The Court considers that an acquirer of property should carefully investigate its origin in order to avoid possible confiscation claims. The Court agrees with the Supreme Court that, had the applicant done this, she would have discovered that the property she was buying was the subject of a dispute and that on the eve of the purchase the Presidium of the Regional Court had set aside the agreement between the enterprise and K. Furthermore, the applicant should have been put on her guard by the fact that the property was changing hands for the third time in a year.
In addition, although the State did not compensate the applicant, there is nothing to suggest that she would not be able to claim compensation for her loss from those responsible for it.
Finally, the applicant has not explained how she used the property and the Court cannot therefore conclude that her private interests outweighed the self-evidently significant public interests of hosting the Olympics and protecting nature.
It follows that the applicant did not have to bear an excessive individual burden.
There has accordingly been no violation of Article 1 of Protocol No. 1.
Article 6 § 1
The Court has no reason to doubt the authenticity of the notifications furnished by the Government in the present case. They do not, however, provide any indication that they were delivered to either the applicant or her representative.

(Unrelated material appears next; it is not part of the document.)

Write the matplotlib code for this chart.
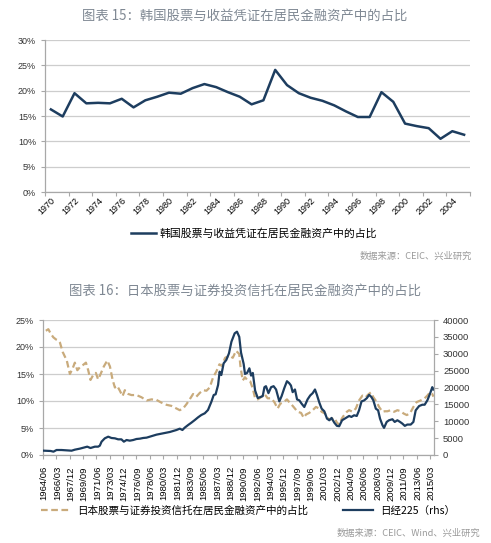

Furthermore, they were sent only eight days before the hearing, which was not enough notice given that the applicant and her lawyer lived in different cities to where the court was located.
In addition, nothing shows that the Presidium had duly considered the postponement request which had been faxed by the applicant’s lawyer on the eve of the hearing and which contained seemingly valid reasons for the postponement.
There has accordingly been a violation of Article 6 § 1 of the Convention.
Just satisfaction: 5,200 euros (EUR) in respect of non-pecuniary damage.